Anthropologist in Nigeria and Kenya, c. 1951-58; also held teaching positions at University of Chicago and University of Illinois; retired from teaching, 1990. Writer. Military service: Served at the Pentagon as a code-cracker during World War II.

AWARDS, HONORS:

Meville J. Herskovits Award, African Studies Association, 1969, for Tiv Economy.

WRITINGS:


(With husband, Paul Bohannan) The Tiv of Central Nigeria, International African Institute (London, England), 1953.

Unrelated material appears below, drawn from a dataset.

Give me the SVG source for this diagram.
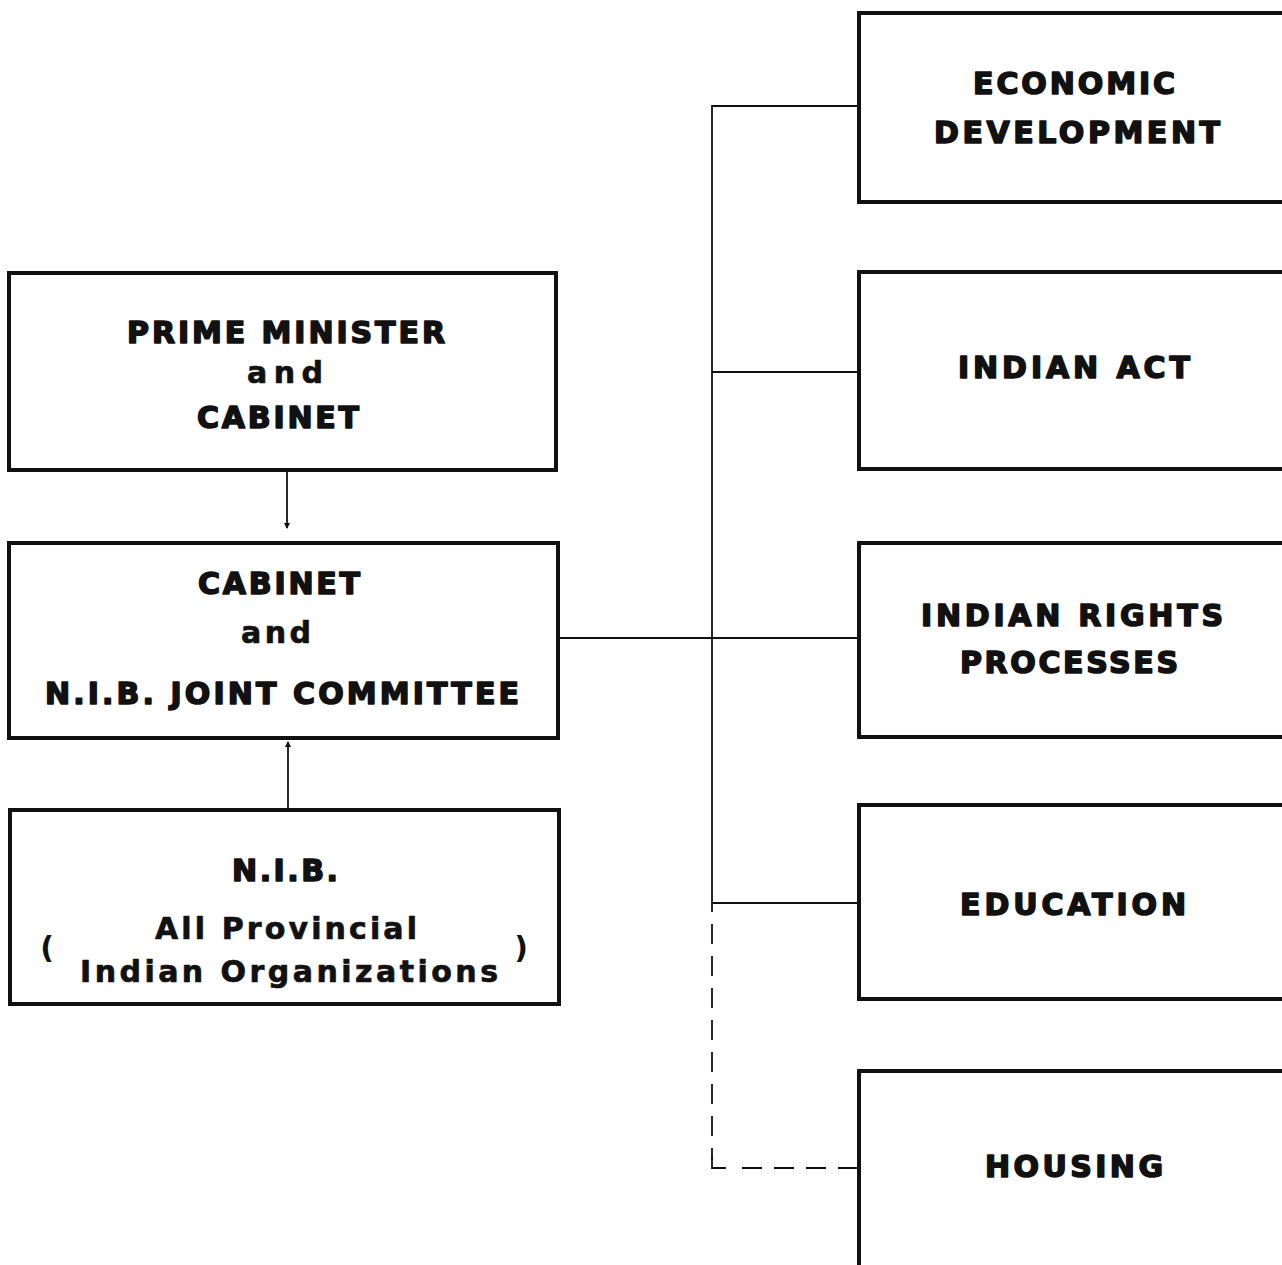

Return to Laughter (novel), Gollancz (London, England), 1954, published under pseudonym Elenore Smith Bowen, Doubleday (Garden City, NY), 1964.

(Editor, with John Middleton and David Tait) Tribes without Rulers: Studies in African Segmentary Systems, Routledge & Kegan Paul (London, England), 1958.

(With Paul Bohannan) A Source Notebook in the Tiv Life Cycle, Human Relations Area Files (New Haven, CT), 1966.

(With Paul Bohannan) A Source Notebook in Tiv History and Political Organization, Human Relations Area Files (New Haven, CT), 1966.

(With Paul Bohannan) A Source Notebook in Tiv Subsistence, Technology, and Economics, Human Relations Area Files (New Haven, CT), 1966.

(With Paul Bohannan) Tiv Economy, Northwestern University Press (Evanston, IL), 1968.

(With Paul Bohannan) A Source Notebook on Tiv Religion, Human Relations Area Files (New haven, CT), 1969.

Contributor to scholarly journals in the field of anthropology.

SIDELIGHTS:

Laura Bohannan contributed a slender body of work to the field of anthropology, but her output was significant and continues to be influential even after her death. Bohannan's novel, Return to Laughter, first published in America under the pseudonym Elenore Smith Bowen, remains a classic text in college anthropology classes for its detailed descriptions of field work in Africa in the 1950s. Bohannan's other widely used and often-quoted work is her "Shakespeare in the Bush," a humorous but thought-provoking essay about her attempts to explain the play Hamlet to a group of ethnic Africans, who listen to her story politely but conclude that she must come from a distinctly inferior and superstitious culture.

Born Laura Smith, Bohannan grew up in Arizona and earned her bachelor's degree from the University of Arizona. It was during her undergraduate years that she met and married Paul Bohannan, a fellow anthropologist. After earning graduate degrees, the couple spent much of the 1950s in Nigeria and Kenya, principally studying the Tiv peoples. Many of the works they published together concern the daily lives of this tribe. It was also during the 1950s that Laura Bohannan first published Return to Laughter, her only work of fiction.

Much of Bohannan's teaching career was spent at the University of Illinois at Chicago. She retired in 1990 and died of heart failure and pneumonia in 2002 at the age of seventy-nine.

OBITUARIES:


PERIODICALS


Chicago Tribune, March 27, 2002, Veronica Gonzalez, "Laura Bohannan, 79, UIC Anthropology Professor, Novelist," p. 8.